A « Lire en poche », j'ai rencontré des lecteurs et lectrices qui aiment des romans pas forcément tête de gondole des supermarchés et posent des questions sur la façon d'écrire avec un réel intérêt pour la chose. Des lecteurs et lectrices qui vous disent pourquoi ils vous apprécient. Leur jugement m'a confortée dans l'idée qu'au lieu de sortir des bouquins formatés pour « répondre à la demande du moment », à faire des coups éditoriaux qui ne durent que le temps d'un engouement au détriment de ce qu'on appelle le fonds éditorial (les livres faits pour être lus et vendus au-delà d'un an) les éditeurs auraient intérêt à stimuler et encourager ce que chaque auteur a de spécifique, et lui laisser le temps de trouver ses lecteurs. Des avis reçus, je retiens que ce qui plaît dans mes écrits est l'humour, capable de dédramatiser des sujets difficiles ou tabous, et l'émotion : « Vous aimez les gens comme vous aimez vos personnages, avec bienveillance ». Ca fait du bien à l'ego, et me donne du grain à moudre pour répondre aux sollicitations commerciales contraires à ma nature.

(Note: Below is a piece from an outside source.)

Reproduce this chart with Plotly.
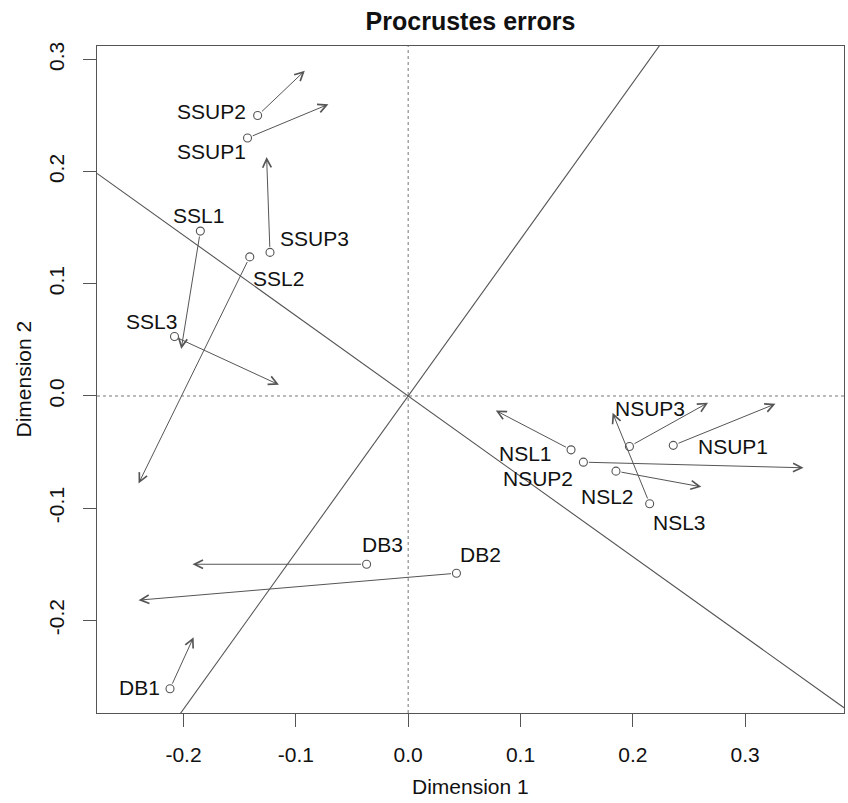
import plotly.graph_objects as go

# ---- data ----
names = ["SSUP1", "SSUP2", "SSUP3", "SSL1", "SSL2", "SSL3",
         "NSUP1", "NSUP2", "NSUP3", "NSL1", "NSL2", "NSL3",
         "DB1", "DB2", "DB3"]
# circle positions (target configuration)
pt_x = [-0.143, -0.134, -0.123, -0.185, -0.141, -0.208,
        0.236, 0.156, 0.197, 0.145, 0.185, 0.215,
        -0.212, 0.043, -0.037]
pt_y = [0.230, 0.250, 0.128, 0.147, 0.124, 0.053,
        -0.044, -0.059, -0.045, -0.048, -0.067, -0.096,
        -0.261, -0.158, -0.150]
# arrow tips (rotated configuration)
end_x = [-0.071, -0.092, -0.126, -0.202, -0.240, -0.115,
         0.327, 0.352, 0.267, 0.078, 0.261, 0.182,
         -0.191, -0.240, -0.192]
end_y = [0.260, 0.290, 0.213, 0.042, -0.078, 0.010,
         -0.007, -0.064, -0.006, -0.013, -0.081, -0.015,
         -0.215, -0.182, -0.150]
# slope of the rotation axis
rot_slope = 1.396

x_ticks = [-0.2, -0.1, 0.0, 0.1, 0.2, 0.3]
y_ticks = [-0.2, -0.1, 0.0, 0.1, 0.2, 0.3]
x_tick_text = ["-0.2", "-0.1", "0.0", "0.1", "0.2", "0.3"]
y_tick_text = ["-0.2", "-0.1", "0.0", "0.1", "0.2", "0.3"]

# ---- styling / layout ----
XR = [-0.277, 0.388]
YR = [-0.2826, 0.312]
LINE = "#555555"
FONT = "Liberation Sans, Arial, Helvetica, sans-serif"
FS = 21

# label offsets in pixels (dx, dy up)
label_off = {
    "SSUP1": (-36, -14), "SSUP2": (-46, 4), "SSUP3": (45, 14),
    "SSL1": (-2, 16), "SSL2": (29, -22), "SSL3": (-23, 15),
    "NSUP1": (60, -1), "NSUP2": (-45, -16), "NSUP3": (21, 38),
    "NSL1": (-46, -4), "NSL2": (-8, -25), "NSL3": (30, -19),
    "DB1": (-31, 1), "DB2": (24, 19), "DB3": (16, 20),
}

fig = go.Figure()

# dotted reference axes
fig.add_trace(go.Scatter(x=[0, 0], y=YR, mode="lines",
                         line=dict(color="#777777", width=1, dash="dot"),
                         hoverinfo="skip", showlegend=False))
fig.add_trace(go.Scatter(x=XR, y=[0, 0], mode="lines",
                         line=dict(color="#777777", width=1, dash="dot"),
                         hoverinfo="skip", showlegend=False))

# rotation axes through origin
perp = -1.0 / rot_slope
fig.add_trace(go.Scatter(x=[XR[0], XR[1]], y=[rot_slope * XR[0], rot_slope * XR[1]],
                         mode="lines", line=dict(color=LINE, width=1.1),
                         hoverinfo="skip", showlegend=False))
fig.add_trace(go.Scatter(x=[XR[0], XR[1]], y=[perp * XR[0], perp * XR[1]],
                         mode="lines", line=dict(color=LINE, width=1.1),
                         hoverinfo="skip", showlegend=False))

# points
fig.add_trace(go.Scatter(x=pt_x, y=pt_y, mode="markers",
                         marker=dict(symbol="circle-open", size=8,
                                     color=LINE, line=dict(width=1.1, color=LINE)),
                         text=names, showlegend=False))

annotations = []
for n, x0, y0, x1, y1 in zip(names, pt_x, pt_y, end_x, end_y):
    annotations.append(dict(
        x=x1, y=y1, ax=x0, ay=y0, xref="x", yref="y", axref="x", ayref="y",
        text="", showarrow=True, arrowhead=5, arrowsize=1.7, arrowwidth=1,
        arrowcolor=LINE, standoff=0, startstandoff=4))
    dx, dy = label_off[n]
    annotations.append(dict(
        x=x0, y=y0, xref="x", yref="y", text=n, showarrow=False,
        xshift=dx, yshift=dy, xanchor="center", yanchor="middle",
        font=dict(size=FS, color="#111111", family=FONT)))

# axis titles
annotations.append(dict(x=0.5, y=0, xref="paper", yref="paper", text="Dimension 1",
                        showarrow=False, xanchor="center", yanchor="middle",
                        yshift=-73, font=dict(size=FS, color="#111111", family=FONT)))
annotations.append(dict(x=0, y=0.5, xref="paper", yref="paper", text="Dimension 2",
                        showarrow=False, xanchor="center", yanchor="middle",
                        textangle=-90, xshift=-74,
                        font=dict(size=FS, color="#111111", family=FONT)))

fig.update_layout(
    width=848, height=803,
    margin=dict(l=97, r=4, t=46, b=90, autoexpand=False),
    paper_bgcolor="white", plot_bgcolor="white",
    font=dict(family=FONT, size=FS, color="#111111"),
    title=dict(text="<b>Procrustes errors</b>", x=0.5, xref="paper",
               y=1 - 21 / 803, yref="container", yanchor="middle",
               font=dict(size=25, family=FONT, color="#111111")),
    annotations=annotations,
    showlegend=False,
)
fig.update_xaxes(range=XR, tickvals=x_ticks, ticktext=x_tick_text,
                 showgrid=False, zeroline=False, automargin=False,
                 showline=True, mirror=True, linecolor=LINE, linewidth=1.3,
                 ticks="outside", ticklen=13, tickcolor=LINE, tickwidth=1,
                 ticklabelstandoff=10, tickfont=dict(size=FS, family=FONT))
fig.update_yaxes(range=YR, tickvals=y_ticks, ticktext=y_tick_text,
                 showgrid=False, zeroline=False, tickangle=-90, automargin=False,
                 showline=True, mirror=True, linecolor=LINE, linewidth=1.3,
                 ticks="outside", ticklen=13, tickcolor=LINE, tickwidth=1,
                 ticklabelstandoff=10, tickfont=dict(size=FS, family=FONT))

fig.write_html("out.html", config={"displayModeBar": False},
               post_script="document.body.style.margin='0';")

Enfin, quel plaisir de découvrir que les lecteurs de Gradignan, Bordeaux et alentours, bref du Sud-Ouest, aiment les écrits coquins, non pas avec trivialité mais avec un délicieux pétillement dans les yeux, à 20 ans comme à 75 et plus ! On ne saurait attendre moins d'une région où les vins sont des nectars et la gastronomie un savoir-vivre.
Seul bémol, le spectacle d'ouverture, un peu trop « conceptuel » et élitiste...
Un bonheur ne venant jamais seul, j'ai trouvé à mon retour un mail de lecteur me détaillant longuement le plaisir et l'émotion qu'il avait éprouvés à la "dégustation"- c'est son mot- de "Jouer au monde",
son étonnement de se reconnaître dans certains personnages, ses interrogations sur tel ou telle autre et sa demande de précisions sur le processus d'écriture, à laquelle j'ai immédiatement répondu.
Voici de quoi booster l'envie d'écrire, à rebours des doutes qui me saisissent parfois sur l'utilité d'aligner encore des mots,
des phrases, des idées, des histoires, dans un océan littéraire déjà débordant.